Ironically, though, what’s really interesting is that a male Korean speed skater, Ho Suk Lee, was found to be at fault in a collision. He made no public apology to America, and though he knocked down a Cuban-American skater, there’s no report of a public apology… or of Americans twitter mobbing (or issuing him death threats online). However, unlike Christie, he accepted it vocally and gracefully–after the decision was made, mind you, but maybe that’s normal practice in Olympic sport.
Somehow, though, I don’t think it’s the graceful acceptance that explains why Americans didn’t twittermob him with death threats.
Oh, and of course, I suppose would be remiss if I didn’t mention that this is not the first time Korea has collectively raised up its rage at a foreign speed skater over a disqualification. (Unlike in the Christie case, I know there were death threats issued to Ohno… hell, there were threats issued to many [white] expats I knew in Korea.) I arrived in Korea just before the 2002 Winter Olympics, just in time to see the emotional explosions up close. Things got pretty hairy, people I know were threatened with violence by strangers over the ruling, though the worst I got was sworn and spat at, and flipped the bird, by strangers in passing cars–no, really. It became a years-long grudge, but, well, I said this wouldn’t be a rant. It was odd, really.
Which makes me wonder–and please, if anyone knows, tell me–just how common are collisions and disqualifications in the sport of speed skating?

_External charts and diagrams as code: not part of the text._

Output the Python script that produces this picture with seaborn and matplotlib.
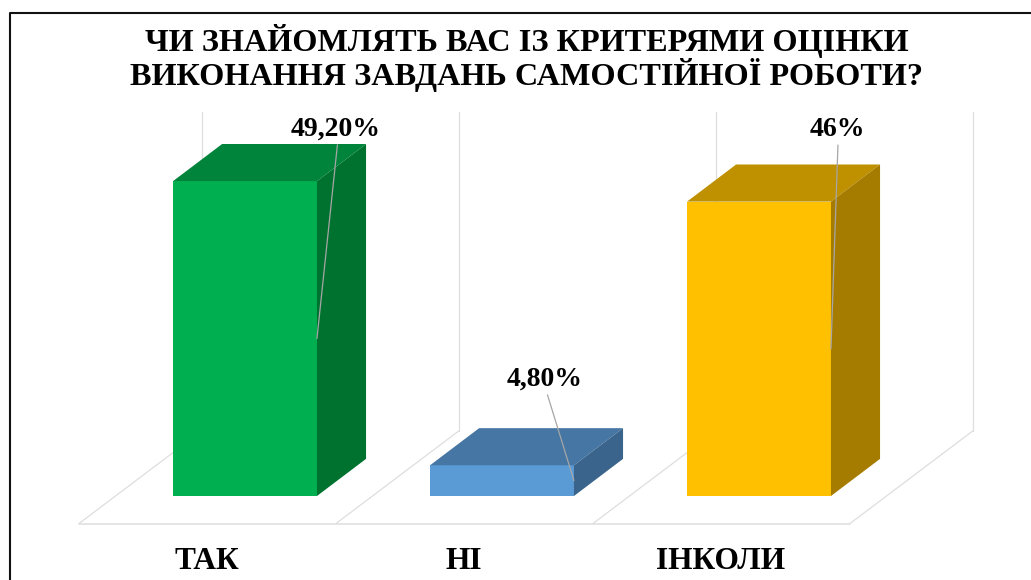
import pandas as pd
import seaborn as sns
import matplotlib.pyplot as plt
from matplotlib.lines import Line2D
from matplotlib.patches import Polygon
from matplotlib.transforms import ScaledTranslation

# Chart data
categories = ['ТАК', 'НІ', 'ІНКОЛИ']
values = [49.2, 4.8, 46]
value_labels = ['49,20%', '4,80%', '46%']
title = 'ЧИ ЗНАЙОМЛЯТЬ ВАС ІЗ КРИТЕРЯМИ ОЦІНКИ\nВИКОНАННЯ ЗАВДАНЬ САМОСТІЙНОЇ РОБОТИ?'

# Front, top and side colours of each bar
front_colors = ['#00B050', '#5B9BD5', '#FFC000']
top_colors = ['#00843C', '#4676A3', '#BF9000']
side_colors = ['#00722F', '#3A648B', '#A67C00']

# Label offsets from the bar's leader anchor, in pixels
label_offsets = [(19, 203), (-29, 95), (6, 213)]

# 3D look, in data units
depth_x = 0.191
depth_y = 5.8

sns.set_theme(style='white')
plt.rcParams['font.family'] = ['Liberation Serif', 'DejaVu Serif']
plt.rcParams['font.weight'] = 'bold'

df = pd.DataFrame({'category': categories, 'value': values})

fig = plt.figure(figsize=(10.31, 5.8), dpi=100, facecolor='white')
# y = 0 sits at pixel row 496, one category is 257 px wide
ax = fig.add_axes([0, 84 / 580, 1, 384 / 580])
ax.patch.set_alpha(0)

sns.barplot(data=df, x='category', y='value', hue='category', order=categories,
            hue_order=categories, palette=front_colors, width=0.56, legend=False,
            saturation=1, linewidth=0, ax=ax, zorder=3)

ax.set_xlim(-245 / 257, (1031 - 245) / 257)
ax.set_ylim(0, 60)
sns.despine(ax=ax, left=True, bottom=True)
ax.set_xlabel('')
ax.set_ylabel('')
ax.set_yticks([])

# Floor and back walls
grid_color = '#DEDEDE'
floor_y = -4.3
wall_y = 10.2
back_shift = -0.167
front_shift = -0.646
for i in range(len(categories) + 1):
    ax.plot([i + front_shift, i + back_shift], [floor_y, wall_y], color=grid_color,
            lw=0.9, clip_on=False, zorder=1)
    ax.plot([i + back_shift, i + back_shift], [wall_y, 60], color=grid_color,
            lw=0.9, clip_on=False, zorder=1)
ax.plot([front_shift, len(categories) + front_shift], [floor_y, floor_y],
        color=grid_color, lw=1.1, clip_on=False, zorder=1)

# Side and top faces, worked out from the seaborn bars
for i, bar in enumerate(ax.patches):
    x0 = bar.get_x()
    x1 = x0 + bar.get_width()
    h = bar.get_height()
    ax.add_patch(Polygon([(x0, h), (x1, h), (x1 + depth_x, h + depth_y), (x0 + depth_x, h + depth_y)],
                         facecolor=top_colors[i], edgecolor='none', clip_on=False, zorder=3))
    ax.add_patch(Polygon([(x1, 0), (x1 + depth_x, depth_y), (x1 + depth_x, h + depth_y), (x1, h)],
                         facecolor=side_colors[i], edgecolor='none', clip_on=False, zorder=3))
    ax.annotate(value_labels[i], xy=(x1, values[i] / 2), xytext=label_offsets[i],
                textcoords='offset pixels', ha='center', va='baseline', fontsize=20,
                color='#000000', annotation_clip=False, zorder=5,
                arrowprops=dict(arrowstyle='-', color='#A6A6A6', lw=0.9, shrinkA=0, shrinkB=0,
                                relpos=(0.52, 0)))

# Category labels sit left of the bars, under the floor
ax.set_xticks(range(len(categories)))
ax.set_xticklabels(categories, fontsize=22.6, color='#000000')
ax.tick_params(axis='x', length=0, pad=37)
for label in ax.get_xticklabels():
    label.set_transform(label.get_transform() + ScaledTranslation(-38 / 100, 0, fig.dpi_scale_trans))

# A multiline string is anchored on its last baseline
fig.text(527 / 1031, 1 - 85.5 / 580, title, ha='center', va='baseline', fontsize=23.2,
         color='#000000', linespacing=1.03, fontweight='bold')

# Page frame: only the top and left edges are in view
fig.add_artist(Line2D([10 / 1031, 10 / 1031, 1], [0, 1 - 12.5 / 580, 1 - 12.5 / 580],
                      color='#111111', lw=1.5))

plt.savefig('out.png', dpi=100)
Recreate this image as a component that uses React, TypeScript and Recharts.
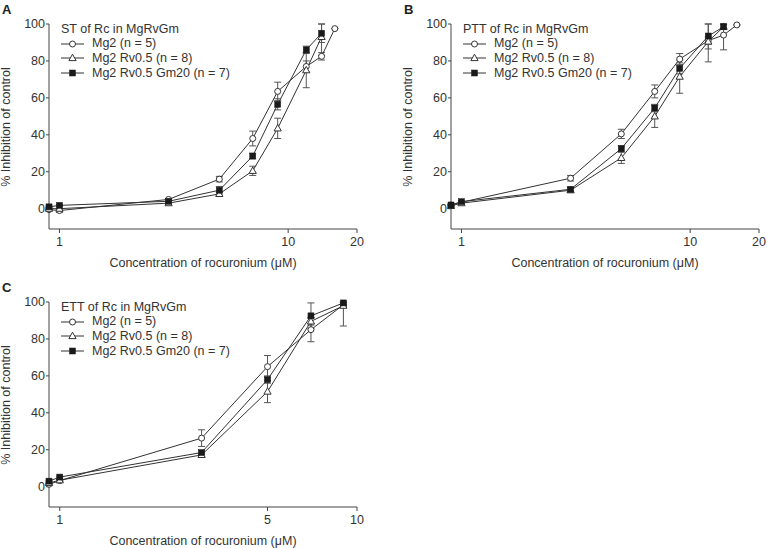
import React from 'react';
import { LineChart, Line, XAxis, YAxis, ErrorBar } from 'recharts';

// ---- Panel A (ST) ----
const concA = [0.9, 1, 3, 5, 7, 9, 12, 14, 16];
const stMg2 = [-0.5, -1, 5, 16, 38, 63.5, 77, 82.5, 97.5];
const stMg2Err = [0.5, 1, 0.5, 1.5, 4, 5, 3, 2, 0];
const stRv = [0, 0, 3, 8, 20.5, 43.5, 75, 93];
const stRvErr = [0.5, 1, 0.5, 1, 2.5, 5.5, 9.5, 10];
const stGm = [1, 1.8, 4, 10, 28.5, 56.5, 86, 95];
const stGmErr = [0.5, 0.5, 0.5, 2, 1.5, 3, 2, 5];

// ---- Panel B (PTT) ----
const concB = [0.9, 1, 3, 5, 7, 9, 12, 14, 16];
const pttMg2 = [2, 3.5, 16.5, 40.5, 63.5, 81, 91, 94, 99.5];
const pttMg2Err = [0.5, 0.5, 1.5, 2.5, 3.5, 3, 2, 8, 0];
const pttRv = [1.5, 3, 10, 27.5, 50, 71.5, 90.5, 98.5];
const pttRvErr = [0.5, 0.5, 1, 3, 6, 9, 11, 1];
const pttGm = [2, 3.8, 10.5, 32.5, 54.5, 76, 93.5, 98.5];
const pttGmErr = [0.5, 0.5, 1, 1.5, 2, 3, 7, 1.5];

// ---- Panel C (ETT) ----
const concC = [0.92, 1, 3, 5, 7, 9];
const ettMg2 = [1.3, 3.3, 26.3, 65, 85, 98.5];
const ettMg2Err = [0.5, 0.5, 4.5, 6, 6.5, 1];
const ettRv = [2, 3.5, 17.2, 51.5, 89.5, 98];
const ettRvErr = [0.5, 0.5, 1, 6, 2, 11];
const ettGm = [3, 5.2, 18.5, 58, 92.5, 99.5];
const ettGmErr = [0.5, 0.5, 1, 2, 7, 1];

const seriesNames = ['Mg2 (n = 5)', 'Mg2 Rv0.5 (n = 8)', 'Mg2 Rv0.5 Gm20 (n = 7)'];
const yTicks = [0, 20, 40, 60, 80, 100];
const xTicksAB = [1, 10, 20];
const xTicksC = [1, 5, 10];

const FONT = '"Liberation Sans", Arial, Helvetica, sans-serif';
const INK = '#333';

// error bars are drawn no higher than the 100 % ceiling of the axis
const toRows = (xs: number[], ys: number[], es: number[]) =>
  ys.map((y, i) => ({ x: xs[i], y, err: [es[i], Math.max(0, Math.min(es[i], 100 - y))] }));

type ShapeKind = 'circle' | 'triangle' | 'square';

const Marker = ({ kind, cx, cy }: { kind: ShapeKind; cx: number; cy: number }) => {
  if (cx == null || cy == null || isNaN(cx) || isNaN(cy)) return null;
  if (kind === 'circle')
    return <circle cx={cx} cy={cy} r={3} fill="#fff" stroke={INK} strokeWidth={1} />;
  if (kind === 'triangle')
    return (
      <polygon
        points={`${cx},${cy - 3.8} ${cx - 3.6},${cy + 2.6} ${cx + 3.6},${cy + 2.6}`}
        fill="#fff"
        stroke={INK}
        strokeWidth={1}
      />
    );
  return <rect x={cx - 3} y={cy - 3} width={6} height={6} fill="#1a1a1a" stroke="#1a1a1a" strokeWidth={0.5} />;
};

const kinds: ShapeKind[] = ['circle', 'triangle', 'square'];

const LegendBox = ({ title }: { title: string }) => (
  <div
    style={{
      position: 'absolute',
      left: 61,
      top: 21.5,
      fontFamily: FONT,
      fontSize: 12.5,
      color: INK,
      lineHeight: '14.8px',
      whiteSpace: 'nowrap',
    }}
  >
    <div>{title}</div>
    {seriesNames.map((n, i) => (
      <div key={n} style={{ display: 'flex', alignItems: 'center', height: 14.8 }}>
        <svg width={24} height={10} style={{ marginRight: 7 }}>
          <line x1={0} y1={5} x2={23} y2={5} stroke={INK} strokeWidth={1} />
          <Marker kind={kinds[i]} cx={11.5} cy={5} />
        </svg>
        <span>{n}</span>
      </div>
    ))}
  </div>
);

type PanelProps = {
  letter: string;
  title: string;
  left: number;
  top: number;
  series: { rows: { x: number; y: number; err: number[] }[] }[];
  xDomain: [number, number];
  xTicks: number[];
};

const Panel = ({ letter, title, left, top, series, xDomain, xTicks }: PanelProps) => (
  <div style={{ position: 'absolute', left, top, width: 384, height: 270 }}>
    <LineChart width={384} height={270} margin={{ top: 24, right: 27, bottom: 0, left: 0 }}>
      <XAxis
        dataKey="x"
        type="number"
        scale="log"
        domain={xDomain}
        ticks={xTicks}
        interval={0}
        tickSize={4}
        tickMargin={4}
        height={41}
        stroke="#444"
        tick={{ fontSize: 12.5, fill: INK, fontFamily: FONT }}
      />
      <YAxis
        type="number"
        domain={[-11, 100]}
        ticks={yTicks}
        interval={0}
        width={49}
        tickSize={3}
        tickMargin={1}
        stroke="#444"
        tick={{ fontSize: 12.5, fill: INK, fontFamily: FONT }}
      />
      {series.map((s, i) => (
        <Line
          key={seriesNames[i]}
          name={seriesNames[i]}
          data={s.rows}
          dataKey="y"
          stroke={INK}
          strokeWidth={1}
          isAnimationActive={false}
          dot={(p: any) => <Marker key={`${i}-${p.index}`} kind={kinds[i]} cx={p.cx} cy={p.cy} />}
          activeDot={false}
        >
          <ErrorBar dataKey="err" width={3.5} stroke="#555" strokeWidth={1} direction="y" isAnimationActive={false} />
        </Line>
      ))}
    </LineChart>
    <LegendBox title={title} />
    <div
      style={{
        position: 'absolute',
        left: 2,
        top: 2,
        fontFamily: FONT,
        fontWeight: 'bold',
        fontSize: 13,
        color: '#222',
      }}
    >
      {letter}
    </div>
    <div
      style={{
        position: 'absolute',
        left: 6,
        top: 126.5,
        transform: 'translate(-50%, -50%) rotate(-90deg)',
        fontFamily: FONT,
        fontSize: 12.5,
        color: INK,
        whiteSpace: 'nowrap',
      }}
    >
      % Inhibition of control
    </div>
    <div
      style={{
        position: 'absolute',
        left: 203,
        top: 263,
        transform: 'translate(-50%, -50%)',
        fontFamily: FONT,
        fontSize: 12.5,
        color: INK,
        whiteSpace: 'nowrap',
      }}
    >
      Concentration of rocuronium (μM)
    </div>
  </div>
);

export default function App() {
  const aSeries = [
    { rows: toRows(concA, stMg2, stMg2Err) },
    { rows: toRows(concA, stRv, stRvErr) },
    { rows: toRows(concA, stGm, stGmErr) },
  ];
  const bSeries = [
    { rows: toRows(concB, pttMg2, pttMg2Err) },
    { rows: toRows(concB, pttRv, pttRvErr) },
    { rows: toRows(concB, pttGm, pttGmErr) },
  ];
  const cSeries = [
    { rows: toRows(concC, ettMg2, ettMg2Err) },
    { rows: toRows(concC, ettRv, ettRvErr) },
    { rows: toRows(concC, ettGm, ettGmErr) },
  ];
  return (
    <div style={{ position: 'absolute', left: 0, top: 0, width: 767, height: 548, background: '#fff', overflow: 'hidden' }}>
      <Panel letter="A" title="ST of Rc in MgRvGm" left={0} top={0} series={aSeries} xDomain={[0.9, 20]} xTicks={xTicksAB} />
      <Panel letter="B" title="PTT of Rc in MgRvGm" left={402} top={0} series={bSeries} xDomain={[0.9, 20]} xTicks={xTicksAB} />
      <Panel letter="C" title="ETT of Rc in MgRvGm" left={0} top={278} series={cSeries} xDomain={[0.92, 10]} xTicks={xTicksC} />
    </div>
  );
}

I get the feeling they’re pretty common, and all this rage over “cheating” and “unfair pushing” probably boils down to people being very angry about a sport without knowing much about the rules, because they only care about it because it’s the Olympics and this is an Issue of National Pride!!!–sort of like how I saw people throwing things at televisions and declaring the judges corrupt during the World Cup over rulings that they didn’t understand primarily because they had never watched an actual soccer game prior to the Korea-Japan World Cup of 2002.
That’s not to dismiss Korea’s strong historical performance in short track speed skating, mentioned in the piece about Ohno, but most people don’t know the rules well enough to be disputing the judges’ rulings… which is one thing when you’re just complaining in front of a TV, but another when you’re issuing death threats via Twitter.
Personally, I don’t know a damned thing about speed skating, except that it seems to make a lot of Koreans really, really angry with a certain degree of regularity.